Eu mesmo demorei para me convencer disto, mas o PT e seus partidos auxiliares (PSOL, Rede, PC do B, PDT, PSTU, PCO) pregam uma democracia de fachada para se adonarem da coisa pública como fizeram na Venezuela e empreendem na Bolívia, no Equador e na Nicarágua. Os demais partidos, por sua vez, usam a democracia para fazer valer seus interesses paroquiais, embora não atentem contra ela naquilo que não os afeta.
A única coisa inteligente que Dilma Roussef conseguiu falar nesses 9 meses de processo de cassação, foi sobre a fragmentação política, que impõe um acordo com mais de uma dezena da partidos para montar uma base parlamentar, ao passo que no governo FHC isso se dava com apenas 3 legendas. Um governante brasileiro se obriga a compor com inúmeras lideranças partidárias, tornando o processo legislativo e decisório difícil pela necessidade de atender demandas muitas vezes contraditórias entre os próprios "aliados". Dilma foi a prova maior disso, porque durante seu governo não teve a competência nem de conseguir unanimidade dentro de seu próprio partido.
É fato, porém, que essa fragmentação foi incentivada pelo PT e por Lula. A criação do PSD de Gilberto Kassab ocorreu com a intenção clara de tirar parlamentares do DEM, partido que o ex-presidente jurou de morte e que foi o único que sempre fez oposição aos governos do PT.
A fragmentação política empreendida por Lula retirava parlamentares de partidos de oposição e driblava as leis de fidelidade partidária, atendendo inclusive a uma demanda das ditas "esquerdas" que é justamente a de inviabilizar partidos e focar a política nos nomes, na personalidade do proprietário de cada legenda.
Mal ou bem, o PT tem e sempre teve um líder incontestável, Lula, como os comunistas da Rússia tiveram Lênin e Stálin, como os revolucionários cubanos tiveram Fidel, como Evo Morales, Hugo Chaves, Rafael Correia, Nicolau Ceaucescu, Tito e os ditadores norte-coreanos. O personalismo é essencial para um projeto de poder que pretenda criar uma fachada de democracia, mesmo que tênue, como havia no Iraque de Saddam Hussein ou há em Cuba, ou ainda, na Coréia do Norte.

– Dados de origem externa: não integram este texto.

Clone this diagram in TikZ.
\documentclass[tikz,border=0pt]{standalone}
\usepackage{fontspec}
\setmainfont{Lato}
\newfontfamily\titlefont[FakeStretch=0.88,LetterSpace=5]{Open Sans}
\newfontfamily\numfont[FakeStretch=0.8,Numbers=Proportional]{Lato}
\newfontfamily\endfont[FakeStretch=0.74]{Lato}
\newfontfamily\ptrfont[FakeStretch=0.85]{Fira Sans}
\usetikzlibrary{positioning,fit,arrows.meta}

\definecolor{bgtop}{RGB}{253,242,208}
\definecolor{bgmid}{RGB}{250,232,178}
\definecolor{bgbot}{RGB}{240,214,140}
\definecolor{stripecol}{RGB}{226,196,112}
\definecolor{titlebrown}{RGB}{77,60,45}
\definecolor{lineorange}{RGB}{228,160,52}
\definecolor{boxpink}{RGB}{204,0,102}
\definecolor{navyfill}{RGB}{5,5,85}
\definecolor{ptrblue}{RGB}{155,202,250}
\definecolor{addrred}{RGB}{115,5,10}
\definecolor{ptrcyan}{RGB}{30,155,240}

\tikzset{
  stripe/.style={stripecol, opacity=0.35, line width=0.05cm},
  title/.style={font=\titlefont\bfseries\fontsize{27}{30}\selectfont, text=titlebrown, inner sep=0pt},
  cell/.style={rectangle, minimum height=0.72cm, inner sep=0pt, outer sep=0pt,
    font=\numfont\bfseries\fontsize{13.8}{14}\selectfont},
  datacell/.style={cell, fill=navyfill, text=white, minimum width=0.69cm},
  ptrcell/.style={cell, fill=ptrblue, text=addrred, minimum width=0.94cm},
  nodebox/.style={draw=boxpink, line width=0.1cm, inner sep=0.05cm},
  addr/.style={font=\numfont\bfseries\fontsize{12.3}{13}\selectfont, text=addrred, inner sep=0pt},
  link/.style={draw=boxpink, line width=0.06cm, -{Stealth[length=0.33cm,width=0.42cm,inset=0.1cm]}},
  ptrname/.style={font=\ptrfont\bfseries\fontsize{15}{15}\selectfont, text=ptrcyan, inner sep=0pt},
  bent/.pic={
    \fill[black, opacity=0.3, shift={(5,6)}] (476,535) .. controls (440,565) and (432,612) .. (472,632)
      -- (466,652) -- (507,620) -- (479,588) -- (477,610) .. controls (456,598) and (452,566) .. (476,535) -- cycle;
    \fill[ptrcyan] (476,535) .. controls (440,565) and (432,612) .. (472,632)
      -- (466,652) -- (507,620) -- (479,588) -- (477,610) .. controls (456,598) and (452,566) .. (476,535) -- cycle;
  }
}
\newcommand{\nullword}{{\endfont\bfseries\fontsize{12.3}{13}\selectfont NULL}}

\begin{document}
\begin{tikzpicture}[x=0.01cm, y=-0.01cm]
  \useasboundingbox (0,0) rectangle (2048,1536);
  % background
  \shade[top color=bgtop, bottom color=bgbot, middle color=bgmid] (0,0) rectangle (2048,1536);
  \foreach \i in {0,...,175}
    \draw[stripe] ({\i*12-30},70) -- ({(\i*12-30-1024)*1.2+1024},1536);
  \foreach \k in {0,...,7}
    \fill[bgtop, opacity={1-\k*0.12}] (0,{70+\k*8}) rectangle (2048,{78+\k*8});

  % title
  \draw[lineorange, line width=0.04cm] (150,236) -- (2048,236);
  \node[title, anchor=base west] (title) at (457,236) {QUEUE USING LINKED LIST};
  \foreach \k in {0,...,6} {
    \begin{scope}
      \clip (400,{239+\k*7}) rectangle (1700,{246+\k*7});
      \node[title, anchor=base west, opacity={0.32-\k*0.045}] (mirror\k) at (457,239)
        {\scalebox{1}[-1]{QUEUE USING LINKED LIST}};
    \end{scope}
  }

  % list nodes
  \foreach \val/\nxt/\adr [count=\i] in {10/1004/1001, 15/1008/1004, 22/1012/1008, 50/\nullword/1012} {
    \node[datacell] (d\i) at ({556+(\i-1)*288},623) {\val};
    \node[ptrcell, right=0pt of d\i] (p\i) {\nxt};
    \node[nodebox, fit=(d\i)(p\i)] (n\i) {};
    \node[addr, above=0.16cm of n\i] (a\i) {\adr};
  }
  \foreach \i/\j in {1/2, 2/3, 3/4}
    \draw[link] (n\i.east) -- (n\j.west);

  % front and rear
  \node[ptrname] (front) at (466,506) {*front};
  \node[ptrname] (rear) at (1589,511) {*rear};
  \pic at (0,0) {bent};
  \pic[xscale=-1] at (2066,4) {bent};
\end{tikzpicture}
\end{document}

As esquerdas nunca triunfam em países em que os partidos são mais fortes que seus líderes. Em todos os lugares em que existem estruturas partidárias consolidadas, a esquerda até governa, mas não consegue se adonar do Estado como fez na América Latina nos últimos 20 anos.
Digo tudo isto porque o "impeachment" de Dilma Roussef soluciona apenas um dos muitos problemas que o país continua enfrentando. Sim, não temos mais uma presidente arrogante e incompetente a meter os pés pelas mãos sem capacidade de articular qualquer apoio político. Mas ao mesmo tempo, ainda temos dezenas de partidos, cada um deles com interesses específicos pressionando os governos em todas as esferas, impedindo reformas estruturais e prontos a vender seu "apoio" pelo melhor preço.

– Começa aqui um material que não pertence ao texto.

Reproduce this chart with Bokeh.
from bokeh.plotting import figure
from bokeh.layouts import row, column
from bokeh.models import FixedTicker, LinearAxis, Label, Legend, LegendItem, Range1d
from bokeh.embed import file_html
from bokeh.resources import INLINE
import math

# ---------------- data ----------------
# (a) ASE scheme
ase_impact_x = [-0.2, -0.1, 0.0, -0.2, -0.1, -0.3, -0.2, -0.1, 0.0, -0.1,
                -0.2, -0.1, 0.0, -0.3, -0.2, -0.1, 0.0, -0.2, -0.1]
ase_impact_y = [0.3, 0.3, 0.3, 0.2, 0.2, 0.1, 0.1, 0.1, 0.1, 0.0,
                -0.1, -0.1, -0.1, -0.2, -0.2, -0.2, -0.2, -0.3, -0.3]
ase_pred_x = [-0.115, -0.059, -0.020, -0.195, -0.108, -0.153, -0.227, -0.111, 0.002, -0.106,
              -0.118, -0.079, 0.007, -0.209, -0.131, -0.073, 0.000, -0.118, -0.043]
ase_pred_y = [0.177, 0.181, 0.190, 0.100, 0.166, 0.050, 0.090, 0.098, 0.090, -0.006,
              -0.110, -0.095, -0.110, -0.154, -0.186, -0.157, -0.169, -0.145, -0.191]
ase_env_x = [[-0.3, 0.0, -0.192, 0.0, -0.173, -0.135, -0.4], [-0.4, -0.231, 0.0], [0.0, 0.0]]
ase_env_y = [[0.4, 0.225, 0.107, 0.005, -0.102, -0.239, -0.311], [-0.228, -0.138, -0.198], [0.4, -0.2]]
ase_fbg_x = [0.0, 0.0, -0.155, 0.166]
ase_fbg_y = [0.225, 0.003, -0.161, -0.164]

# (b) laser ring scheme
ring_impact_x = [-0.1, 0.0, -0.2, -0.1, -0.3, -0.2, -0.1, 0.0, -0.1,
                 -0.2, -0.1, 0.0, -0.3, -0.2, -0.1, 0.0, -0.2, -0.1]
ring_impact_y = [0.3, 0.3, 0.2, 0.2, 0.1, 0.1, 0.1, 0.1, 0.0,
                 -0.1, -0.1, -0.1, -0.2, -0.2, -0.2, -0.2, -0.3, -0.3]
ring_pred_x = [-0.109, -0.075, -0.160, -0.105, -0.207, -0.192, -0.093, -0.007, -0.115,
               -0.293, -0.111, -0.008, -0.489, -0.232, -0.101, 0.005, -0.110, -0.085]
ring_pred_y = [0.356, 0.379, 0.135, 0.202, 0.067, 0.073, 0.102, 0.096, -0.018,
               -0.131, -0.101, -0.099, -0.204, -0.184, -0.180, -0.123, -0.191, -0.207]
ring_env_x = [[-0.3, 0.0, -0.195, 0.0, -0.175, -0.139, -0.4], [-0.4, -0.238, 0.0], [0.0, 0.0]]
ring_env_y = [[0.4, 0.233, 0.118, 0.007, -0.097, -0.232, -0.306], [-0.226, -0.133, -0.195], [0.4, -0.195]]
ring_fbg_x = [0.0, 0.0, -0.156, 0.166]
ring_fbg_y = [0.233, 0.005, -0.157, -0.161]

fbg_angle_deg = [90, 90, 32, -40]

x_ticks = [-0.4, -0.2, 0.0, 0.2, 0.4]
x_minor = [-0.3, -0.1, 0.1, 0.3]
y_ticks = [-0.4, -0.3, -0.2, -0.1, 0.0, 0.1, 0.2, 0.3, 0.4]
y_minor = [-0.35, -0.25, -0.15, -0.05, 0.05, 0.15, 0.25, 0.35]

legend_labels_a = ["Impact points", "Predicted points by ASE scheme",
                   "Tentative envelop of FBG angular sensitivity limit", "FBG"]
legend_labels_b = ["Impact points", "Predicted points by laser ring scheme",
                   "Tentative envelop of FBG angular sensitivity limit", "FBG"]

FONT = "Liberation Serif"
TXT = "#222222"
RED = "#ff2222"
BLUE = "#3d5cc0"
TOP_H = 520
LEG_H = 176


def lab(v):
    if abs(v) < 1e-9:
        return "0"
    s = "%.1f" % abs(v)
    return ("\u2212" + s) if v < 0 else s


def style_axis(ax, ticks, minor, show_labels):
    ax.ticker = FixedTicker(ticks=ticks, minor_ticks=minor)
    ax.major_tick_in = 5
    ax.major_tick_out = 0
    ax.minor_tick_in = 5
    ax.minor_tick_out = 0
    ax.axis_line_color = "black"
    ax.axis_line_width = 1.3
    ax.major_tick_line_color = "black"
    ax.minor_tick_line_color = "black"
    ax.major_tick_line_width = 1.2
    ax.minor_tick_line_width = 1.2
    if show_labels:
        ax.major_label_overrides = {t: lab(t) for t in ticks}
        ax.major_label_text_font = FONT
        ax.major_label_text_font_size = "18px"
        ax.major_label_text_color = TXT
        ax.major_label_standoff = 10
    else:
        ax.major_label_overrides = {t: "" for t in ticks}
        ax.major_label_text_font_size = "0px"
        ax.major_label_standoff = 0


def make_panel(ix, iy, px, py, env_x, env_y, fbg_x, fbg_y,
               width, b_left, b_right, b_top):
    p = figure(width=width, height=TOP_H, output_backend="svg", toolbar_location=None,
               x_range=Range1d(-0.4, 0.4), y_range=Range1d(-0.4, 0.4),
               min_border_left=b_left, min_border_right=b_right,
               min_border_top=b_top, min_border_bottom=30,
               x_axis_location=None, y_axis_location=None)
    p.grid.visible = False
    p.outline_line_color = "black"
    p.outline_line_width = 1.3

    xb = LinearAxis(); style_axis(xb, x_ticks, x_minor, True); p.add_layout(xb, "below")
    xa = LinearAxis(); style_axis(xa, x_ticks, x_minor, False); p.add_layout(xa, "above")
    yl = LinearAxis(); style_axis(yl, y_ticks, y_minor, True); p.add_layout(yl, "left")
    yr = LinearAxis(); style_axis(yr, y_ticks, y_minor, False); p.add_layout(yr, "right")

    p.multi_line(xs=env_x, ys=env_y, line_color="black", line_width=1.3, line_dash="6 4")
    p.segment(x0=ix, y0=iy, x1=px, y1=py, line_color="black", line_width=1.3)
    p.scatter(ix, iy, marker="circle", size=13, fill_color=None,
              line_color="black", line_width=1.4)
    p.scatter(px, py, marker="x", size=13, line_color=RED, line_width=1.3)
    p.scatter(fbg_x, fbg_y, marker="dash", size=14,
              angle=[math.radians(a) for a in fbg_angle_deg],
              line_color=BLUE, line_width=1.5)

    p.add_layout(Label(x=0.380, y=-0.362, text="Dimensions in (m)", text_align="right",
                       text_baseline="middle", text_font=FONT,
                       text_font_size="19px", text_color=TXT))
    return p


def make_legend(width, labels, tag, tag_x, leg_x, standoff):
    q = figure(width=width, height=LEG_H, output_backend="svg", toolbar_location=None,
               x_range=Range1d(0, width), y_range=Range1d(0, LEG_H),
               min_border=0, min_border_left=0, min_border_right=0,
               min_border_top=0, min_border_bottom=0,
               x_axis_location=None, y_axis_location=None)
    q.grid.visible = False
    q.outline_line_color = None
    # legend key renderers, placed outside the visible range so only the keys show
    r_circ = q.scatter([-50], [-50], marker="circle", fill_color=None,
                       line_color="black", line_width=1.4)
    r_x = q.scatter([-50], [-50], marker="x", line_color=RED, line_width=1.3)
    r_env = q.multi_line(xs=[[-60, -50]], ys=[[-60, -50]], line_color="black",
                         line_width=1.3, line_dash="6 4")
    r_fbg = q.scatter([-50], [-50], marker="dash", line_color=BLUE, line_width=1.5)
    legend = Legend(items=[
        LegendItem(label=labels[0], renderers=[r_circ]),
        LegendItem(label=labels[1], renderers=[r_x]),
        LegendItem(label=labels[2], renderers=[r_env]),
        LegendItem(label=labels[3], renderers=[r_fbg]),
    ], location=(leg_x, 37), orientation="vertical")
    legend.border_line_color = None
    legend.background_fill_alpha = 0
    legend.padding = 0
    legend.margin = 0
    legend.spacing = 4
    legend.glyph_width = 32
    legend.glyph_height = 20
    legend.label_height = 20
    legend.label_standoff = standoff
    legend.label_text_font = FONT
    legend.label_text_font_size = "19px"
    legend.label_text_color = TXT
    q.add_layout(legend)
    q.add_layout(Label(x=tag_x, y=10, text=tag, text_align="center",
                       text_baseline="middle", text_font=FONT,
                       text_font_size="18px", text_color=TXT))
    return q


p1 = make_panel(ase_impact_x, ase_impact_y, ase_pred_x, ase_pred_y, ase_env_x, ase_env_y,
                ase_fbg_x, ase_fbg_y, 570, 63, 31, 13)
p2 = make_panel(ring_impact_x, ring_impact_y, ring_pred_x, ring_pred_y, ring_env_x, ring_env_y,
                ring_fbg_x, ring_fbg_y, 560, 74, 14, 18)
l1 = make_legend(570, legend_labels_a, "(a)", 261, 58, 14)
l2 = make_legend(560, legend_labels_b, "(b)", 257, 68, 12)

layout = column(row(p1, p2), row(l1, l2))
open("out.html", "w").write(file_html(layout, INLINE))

Temer não é exatamente uma boa solução para nada. Ele é um mal menor que chegou ao poder dentro do esquema de fragmentação montado por Lula. e, portanto, também com interesses paroquiais bem anotados na agenda. Se é verdade que o processo de cassação foi constitucional e, portanto, não foi golpe, também é fato que o interesse do PMDB também é de nunca apear do poder, o que o deixa aberto a qualquer proposta, inclusive uma de voltar a aliar-se ao PT e seus partidos asseclas, diretamente ou não.

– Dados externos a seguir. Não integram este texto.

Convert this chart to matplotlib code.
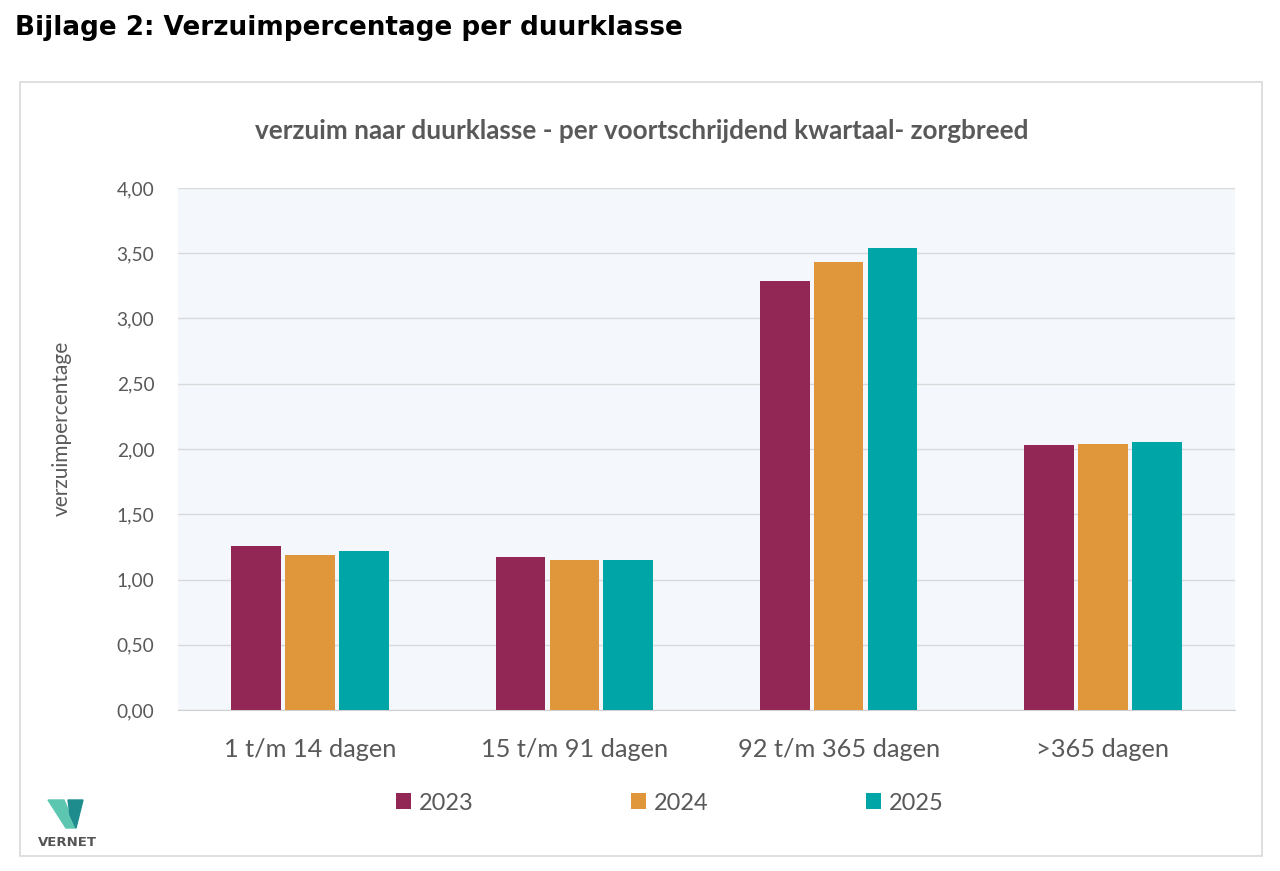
import numpy as np
import matplotlib.pyplot as plt
from matplotlib.patches import Rectangle, Polygon
from matplotlib.ticker import FuncFormatter

categories = ["1 t/m 14 dagen", "15 t/m 91 dagen", "92 t/m 365 dagen", ">365 dagen"]
years = ["2023", "2024", "2025"]
v2023 = [1.26, 1.17, 3.29, 2.03]
v2024 = [1.19, 1.15, 3.43, 2.04]
v2025 = [1.22, 1.15, 3.54, 2.05]
colors = ["#922756", "#E0963A", "#00A5A8"]

font = "Lato"


def main():
    fig = plt.figure(figsize=(12.8, 8.71), dpi=100)

    # outer frame of the chart
    fig.patches.append(Rectangle((20 / 1280, 1 - 856 / 871), 1242 / 1280, 774 / 871,
                                 transform=fig.transFigure, fill=False,
                                 edgecolor="#D9D9D9", linewidth=1.2))

    fig.text(15 / 1280, 1 - 28 / 871, "Bijlage 2: Verzuimpercentage per duurklasse",
             fontsize=18.9, fontweight="bold", family="DejaVu Sans", va="center", ha="left")

    ax = fig.add_axes([178 / 1280, 1 - 710 / 871, 1057 / 1280, 522 / 871])
    ax.set_facecolor("#F4F8FC")

    x = np.arange(len(categories))
    w = 0.188
    step = 0.204
    for i, vals in enumerate([v2023, v2024, v2025]):
        ax.bar(x + (i - 1) * step, vals, width=w, color=colors[i], label=years[i], zorder=3)

    ax.set_xlim(-0.5, len(categories) - 0.5)
    ax.set_ylim(0, 4)
    ax.set_yticks(np.arange(0, 4.01, 0.5))
    ax.yaxis.set_major_formatter(FuncFormatter(lambda v, p: f"{v:.2f}".replace(".", ",")))
    ax.grid(axis="y", color="#D9D9D9", linewidth=1, zorder=0)
    for s in ["top", "right", "left"]:
        ax.spines[s].set_visible(False)
    ax.spines["bottom"].set_color("#D0D0D0")
    ax.tick_params(axis="both", length=0)
    ax.tick_params(axis="y", labelsize=13.8, labelcolor="#595959", pad=17)
    ax.tick_params(axis="x", labelsize=18.3, labelcolor="#595959", pad=20)
    ax.set_xticks(x)
    ax.set_xticklabels(categories)
    for t in ax.get_xticklabels() + ax.get_yticklabels():
        t.set_family(font)

    fig.text(62 / 1280, 1 - 428 / 871, "verzuimpercentage", rotation=90, fontsize=15,
             color="#595959", family=font, va="center", ha="center")

    fig.text(642 / 1280, 1 - 131 / 871,
             "verzuim naar duurklasse - per voortschrijdend kwartaal- zorgbreed",
             fontsize=18.8, fontweight="bold", color="#595959", family=font,
             va="center", ha="center")

    leg = fig.legend(loc="center", bbox_to_anchor=(670 / 1280, 1 - 803 / 871), ncol=3,
                     frameon=False, prop={"family": font, "size": 16.9},
                     handlelength=0.64, handleheight=0.64, columnspacing=6.7,
                     handletextpad=0.34)
    for t in leg.get_texts():
        t.set_color("#595959")

    # VERNET logo
    fig.patches.append(Polygon([(48 / 1280, 1 - 800 / 871), (64 / 1280, 1 - 800 / 871),
                                (76 / 1280, 1 - 828 / 871), (66 / 1280, 1 - 828 / 871)],
                               closed=True, transform=fig.transFigure, color="#5CC6B0"))
    fig.patches.append(Polygon([(68 / 1280, 1 - 800 / 871), (83 / 1280, 1 - 800 / 871),
                                (76 / 1280, 1 - 828 / 871), (70 / 1280, 1 - 815 / 871)],
                               closed=True, transform=fig.transFigure, color="#1E8C8C"))
    fig.text(67 / 1280, 1 - 842 / 871, "VERNET", fontsize=9.5, fontweight="bold",
             color="#555555", family="DejaVu Sans", ha="center", va="center")

    plt.savefig("out.png", dpi=100)


main()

Nada impede que Lula articule uma nova coligação sem cor ideológica e volte ao poder para retomar a tentativa das esquerdas em se adonarem do Estado para perpetuarem-se no poder, porque o PMDB demonstra não entender este perigo. Se o ex-presidente não for preso ou desconstruído com eficiência, vai se aproveitar da crise que ele mesmo, Lula, em conluio com Dilma, criaram e entregaram para o governo de Michel Temer, que terá que, no mínimo, propor reformas duras e medidas impopulares (como a CPMF, por exemplo) para tentar tirar o país da paralisia econômica causada pela inviabilidade de um Estado que passou décadas gastando mais do que arrecadava em benefícios pontuais para certas carreiras do funcionalismo público e certos setores da economia.
A situação ainda é grave. O risco para a democracia (não a de fachada), alto.